Shares in the Eden Prairie-based logistics and shipping company plunged 15% Wednesday as investors soaked in bigger-than-expected profit and sales declines during the July-through-September quarter.

The trucking industry, after years of growth constrained only by limits on number of drivers, has swung into having too much capacity. Meanwhile, air and sea cargo shipping is being hurt by the global trade war. Shipping prices have fallen sharply as a result, eroding sales and profits at C.H. Robinson.

"We anticipated an aggressive industry pricing environment coming into the second half of the year, driven by excess capacity and softening demand," Bob Biesterfeld, the company's chief executive, told analysts Wednesday.

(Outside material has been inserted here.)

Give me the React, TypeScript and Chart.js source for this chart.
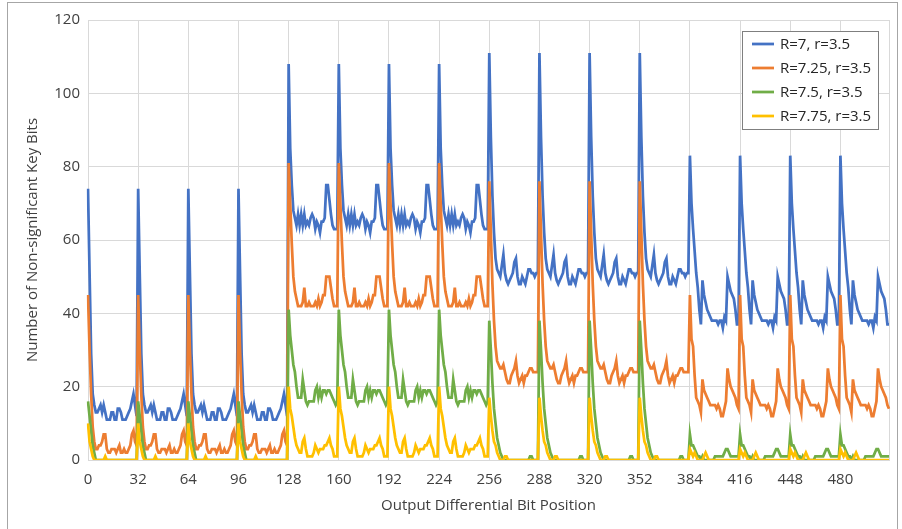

But he said pricing for truck hauling fell faster than costs for the first time since early last year. The company's single-digit increases in its contractual truckload volume was offset by significant declines in spot-market pricing. Employees "did a great job of controlling what we can control, which includes winning increased awards in contractual bids" as the pendulum swung in the trucking industry, Biesterfeld said.

"We're not immune to large cyclical swings in the freight environment," he said. "We believe that our continued investments through these downcycles will drive better alignment between our net revenue growth and our costs."

Even so, executives expect per-shipment trucking revenue to be below year-ago levels for the next three quarters, into the middle of next year. Contract pricing is also likely to remain flat through the rest of this year and into the start of 2020.

"Forward trends look to remain quite weak," Jordan Alliger, an analyst at Goldman Sachs who follows the company, wrote after the results were announced.

C.H. Robinson said its profit fell 17% to $146.9 million against a strong third quarter last year. That amounted to $1.07 a share, below the $1.14 a share that was the consensus estimate of analysts who cover the company.

Revenue was $633.4 million, down 9%. Operating income was $201.1 million, down 18%.

In the company's largest segment, North American surface transportation, revenue fell 13% and operating income was down 21%.

Biesterfeld told analysts that declines in the company's air and ocean shipping volumes were tied to trade tariffs and fears of slowing global economic growth.